→ **Written request**: Return each line of the data below exactly, omitting any pictures.

→ **Information supplied**:
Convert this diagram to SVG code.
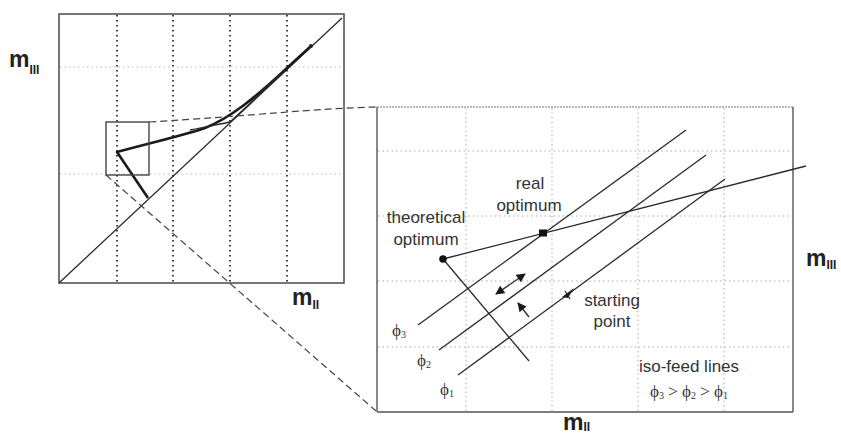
<svg xmlns="http://www.w3.org/2000/svg" width="841" height="436" viewBox="0 0 841 436">
<defs>
<style>
.ln{stroke:#2a2a2a;stroke-width:1.3;fill:none}
.thick{stroke:#1a1a1a;stroke-width:2.6;fill:none;stroke-linejoin:round}
.vgrid{stroke:#111;stroke-width:1.6;stroke-dasharray:1.5 3.5}
.hgrid{stroke:#bbb;stroke-width:1;stroke-dasharray:1.5 3}
.bgrid{stroke:#aaa;stroke-width:1;stroke-dasharray:1.5 3}
.dash{stroke:#444;stroke-width:1.2;stroke-dasharray:7 4;fill:none}
.lbl{font-family:"Liberation Sans",Arial,sans-serif;font-size:17px;fill:#333;text-anchor:middle}
.ax{font-family:"Liberation Sans",Arial,sans-serif;font-weight:bold;font-size:23px;fill:#222}
.sub{font-size:12px}
.phi{font-family:"Liberation Serif","DejaVu Serif",serif;font-size:17px;fill:#333}
.phis{font-size:10px}
</style>
<marker id="ah" viewBox="0 0 10 10" refX="9" refY="5" markerWidth="10" markerHeight="9" markerUnits="userSpaceOnUse" orient="auto-start-reverse">
<path d="M0,0 L10,5 L0,10 z" fill="#1a1a1a"/>
</marker>
</defs>
<rect width="841" height="436" fill="#fff"/>

<g id="left-plot">
<line class="vgrid" x1="117" y1="15" x2="117" y2="282"/>
<line class="vgrid" x1="173" y1="15" x2="173" y2="282"/>
<line class="vgrid" x1="230" y1="15" x2="230" y2="282"/>
<line class="vgrid" x1="287" y1="15" x2="287" y2="282"/>
<line class="hgrid" x1="60" y1="67" x2="344" y2="67"/>
<line class="hgrid" x1="60" y1="174" x2="344" y2="174"/>
<rect x="59" y="14" width="285" height="269" fill="none" stroke="#555" stroke-width="1.6"/>
<line class="ln" x1="59" y1="283" x2="342" y2="18" stroke-width="2"/>
<path class="thick" d="M148,198 L117,152 C150,143 185,135 205,128 C230,118 255,98 287,68 L311,46"/>
<path class="ln" stroke-width="1.8" d="M190,130 C208,126 222,124 230,122 C245,108 262,92 285,70"/>
<circle cx="311" cy="46" r="2" fill="#222"/>
<rect x="106" y="122" width="43" height="53" fill="none" stroke="#444" stroke-width="1.4"/>
</g>

<g id="connectors">
<path class="dash" d="M149,122 C250,116 320,108 378,107"/>
<line class="dash" x1="106" y1="175" x2="376" y2="411"/>
</g>

<g id="zoom-plot">
<line class="bgrid" x1="466" y1="108" x2="466" y2="411"/>
<line class="bgrid" x1="552" y1="108" x2="552" y2="411"/>
<line class="bgrid" x1="638" y1="108" x2="638" y2="411"/>
<line class="bgrid" x1="724" y1="108" x2="724" y2="411"/>
<line class="bgrid" x1="378" y1="151" x2="792" y2="151"/>
<line class="bgrid" x1="378" y1="216" x2="792" y2="216"/>
<line class="bgrid" x1="378" y1="281" x2="792" y2="281"/>
<line class="bgrid" x1="378" y1="347" x2="792" y2="347"/>
<line x1="377" y1="107" x2="793" y2="107" stroke="#777" stroke-width="1.2" stroke-dasharray="2 1"/>
<line x1="793" y1="107" x2="793" y2="412" stroke="#555" stroke-width="1.4"/>
<line x1="377" y1="412" x2="793" y2="412" stroke="#555" stroke-width="1.4"/>
<line x1="377" y1="107" x2="377" y2="412" stroke="#888" stroke-width="2"/>
</g>

<g id="iso-feed-lines">
<line class="ln" x1="418" y1="325" x2="686" y2="130"/>
<line class="ln" x1="439" y1="350" x2="706" y2="155"/>
<line class="ln" x1="458" y1="375" x2="725" y2="179"/>
</g>

<g id="optimum-line">
<line class="ln" x1="443" y1="259" x2="806" y2="166"/>
<line class="ln" x1="443" y1="259" x2="529" y2="361"/>
</g>

<g id="theoretical-optimum">
<circle cx="443" cy="259" r="3.8" fill="#111"/>
<text class="lbl" x="426" y="223">theoretical</text>
<text class="lbl" x="426" y="245">optimum</text>
</g>

<g id="real-optimum">
<rect x="539" y="229.5" width="8" height="7" fill="#111"/>
<text class="lbl" x="530" y="189">real</text>
<text class="lbl" x="529" y="211">optimum</text>
</g>

<g id="arrows">
<line class="ln" x1="496" y1="294" x2="525" y2="274" stroke-width="1.5" marker-start="url(#ah)" marker-end="url(#ah)"/>
<line class="ln" x1="529" y1="317" x2="518" y2="303" stroke-width="1.5" marker-end="url(#ah)"/>
</g>

<g id="starting-point">
<line class="ln" x1="565" y1="291" x2="570" y2="299" stroke-width="1.6"/>
<path d="M562,297 L574,288 L568,298 z" fill="#1a1a1a"/>
<text class="lbl" x="612" y="306">starting</text>
<text class="lbl" x="612" y="327">point</text>
</g>

<g id="phi-labels">
<text class="phi" x="392" y="336">ϕ<tspan class="phis" dy="2">3</tspan></text>
<text class="phi" x="417" y="366">ϕ<tspan class="phis" dy="2">2</tspan></text>
<text class="phi" x="440" y="395">ϕ<tspan class="phis" dy="2">1</tspan></text>
</g>

<g id="legend">
<text class="lbl" x="689" y="372">iso-feed lines</text>
<text class="phi" x="689" y="397" text-anchor="middle" font-size="14">ϕ<tspan class="phis" dy="2">3</tspan><tspan dy="-2"> &gt; ϕ</tspan><tspan class="phis" dy="2">2</tspan><tspan dy="-2"> &gt; ϕ</tspan><tspan class="phis" dy="2">1</tspan></text>
</g>

<g id="axis-labels">
<text class="ax" x="9" y="67">m<tspan class="sub" dy="7">III</tspan></text>
<text class="ax" x="292" y="305">m<tspan class="sub" dy="4">II</tspan></text>
<text class="ax" x="806" y="266">m<tspan class="sub" dy="3">III</tspan></text>
<text class="ax" x="563" y="430">m<tspan class="sub" dy="1">II</tspan></text>
</g>
</svg>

→ **Problem solution**:
Convert this diagram to SVG code.
<svg xmlns="http://www.w3.org/2000/svg" width="841" height="436" viewBox="0 0 841 436">
<defs>
<style>
.ln{stroke:#2a2a2a;stroke-width:1.3;fill:none}
.thick{stroke:#1a1a1a;stroke-width:2.6;fill:none;stroke-linejoin:round}
.vgrid{stroke:#111;stroke-width:1.6;stroke-dasharray:1.5 3.5}
.hgrid{stroke:#bbb;stroke-width:1;stroke-dasharray:1.5 3}
.bgrid{stroke:#aaa;stroke-width:1;stroke-dasharray:1.5 3}
.dash{stroke:#444;stroke-width:1.2;stroke-dasharray:7 4;fill:none}
.lbl{font-family:"Liberation Sans",Arial,sans-serif;font-size:17px;fill:#333;text-anchor:middle}
.ax{font-family:"Liberation Sans",Arial,sans-serif;font-weight:bold;font-size:23px;fill:#222}
.sub{font-size:12px}
.phi{font-family:"Liberation Serif","DejaVu Serif",serif;font-size:17px;fill:#333}
.phis{font-size:10px}
</style>
<marker id="ah" viewBox="0 0 10 10" refX="9" refY="5" markerWidth="10" markerHeight="9" markerUnits="userSpaceOnUse" orient="auto-start-reverse">
<path d="M0,0 L10,5 L0,10 z" fill="#1a1a1a"/>
</marker>
</defs>
<rect width="841" height="436" fill="#fff"/>

<g id="left-plot">
<line class="vgrid" x1="117" y1="15" x2="117" y2="282"/>
<line class="vgrid" x1="173" y1="15" x2="173" y2="282"/>
<line class="vgrid" x1="230" y1="15" x2="230" y2="282"/>
<line class="vgrid" x1="287" y1="15" x2="287" y2="282"/>
<line class="hgrid" x1="60" y1="67" x2="344" y2="67"/>
<line class="hgrid" x1="60" y1="174" x2="344" y2="174"/>
<rect x="59" y="14" width="285" height="269" fill="none" stroke="#555" stroke-width="1.6"/>
<line class="ln" x1="59" y1="283" x2="342" y2="18" stroke-width="2"/>
<path class="thick" d="M148,198 L117,152 C150,143 185,135 205,128 C230,118 255,98 287,68 L311,46"/>
<path class="ln" stroke-width="1.8" d="M190,130 C208,126 222,124 230,122 C245,108 262,92 285,70"/>
<circle cx="311" cy="46" r="2" fill="#222"/>
<rect x="106" y="122" width="43" height="53" fill="none" stroke="#444" stroke-width="1.4"/>
</g>

<g id="connectors">
<path class="dash" d="M149,122 C250,116 320,108 378,107"/>
<line class="dash" x1="106" y1="175" x2="376" y2="411"/>
</g>

<g id="zoom-plot">
<line class="bgrid" x1="466" y1="108" x2="466" y2="411"/>
<line class="bgrid" x1="552" y1="108" x2="552" y2="411"/>
<line class="bgrid" x1="638" y1="108" x2="638" y2="411"/>
<line class="bgrid" x1="724" y1="108" x2="724" y2="411"/>
<line class="bgrid" x1="378" y1="151" x2="792" y2="151"/>
<line class="bgrid" x1="378" y1="216" x2="792" y2="216"/>
<line class="bgrid" x1="378" y1="281" x2="792" y2="281"/>
<line class="bgrid" x1="378" y1="347" x2="792" y2="347"/>
<line x1="377" y1="107" x2="793" y2="107" stroke="#777" stroke-width="1.2" stroke-dasharray="2 1"/>
<line x1="793" y1="107" x2="793" y2="412" stroke="#555" stroke-width="1.4"/>
<line x1="377" y1="412" x2="793" y2="412" stroke="#555" stroke-width="1.4"/>
<line x1="377" y1="107" x2="377" y2="412" stroke="#888" stroke-width="2"/>
</g>

<g id="iso-feed-lines">
<line class="ln" x1="418" y1="325" x2="686" y2="130"/>
<line class="ln" x1="439" y1="350" x2="706" y2="155"/>
<line class="ln" x1="458" y1="375" x2="725" y2="179"/>
</g>

<g id="optimum-line">
<line class="ln" x1="443" y1="259" x2="806" y2="166"/>
<line class="ln" x1="443" y1="259" x2="529" y2="361"/>
</g>

<g id="theoretical-optimum">
<circle cx="443" cy="259" r="3.8" fill="#111"/>
<text class="lbl" x="426" y="223">theoretical</text>
<text class="lbl" x="426" y="245">optimum</text>
</g>

<g id="real-optimum">
<rect x="539" y="229.5" width="8" height="7" fill="#111"/>
<text class="lbl" x="530" y="189">real</text>
<text class="lbl" x="529" y="211">optimum</text>
</g>

<g id="arrows">
<line class="ln" x1="496" y1="294" x2="525" y2="274" stroke-width="1.5" marker-start="url(#ah)" marker-end="url(#ah)"/>
<line class="ln" x1="529" y1="317" x2="518" y2="303" stroke-width="1.5" marker-end="url(#ah)"/>
</g>

<g id="starting-point">
<line class="ln" x1="565" y1="291" x2="570" y2="299" stroke-width="1.6"/>
<path d="M562,297 L574,288 L568,298 z" fill="#1a1a1a"/>
<text class="lbl" x="612" y="306">starting</text>
<text class="lbl" x="612" y="327">point</text>
</g>

<g id="phi-labels">
<text class="phi" x="392" y="336">ϕ<tspan class="phis" dy="2">3</tspan></text>
<text class="phi" x="417" y="366">ϕ<tspan class="phis" dy="2">2</tspan></text>
<text class="phi" x="440" y="395">ϕ<tspan class="phis" dy="2">1</tspan></text>
</g>

<g id="legend">
<text class="lbl" x="689" y="372">iso-feed lines</text>
<text class="phi" x="689" y="397" text-anchor="middle" font-size="14">ϕ<tspan class="phis" dy="2">3</tspan><tspan dy="-2"> &gt; ϕ</tspan><tspan class="phis" dy="2">2</tspan><tspan dy="-2"> &gt; ϕ</tspan><tspan class="phis" dy="2">1</tspan></text>
</g>

<g id="axis-labels">
<text class="ax" x="9" y="67">m<tspan class="sub" dy="7">III</tspan></text>
<text class="ax" x="292" y="305">m<tspan class="sub" dy="4">II</tspan></text>
<text class="ax" x="806" y="266">m<tspan class="sub" dy="3">III</tspan></text>
<text class="ax" x="563" y="430">m<tspan class="sub" dy="1">II</tspan></text>
</g>
</svg>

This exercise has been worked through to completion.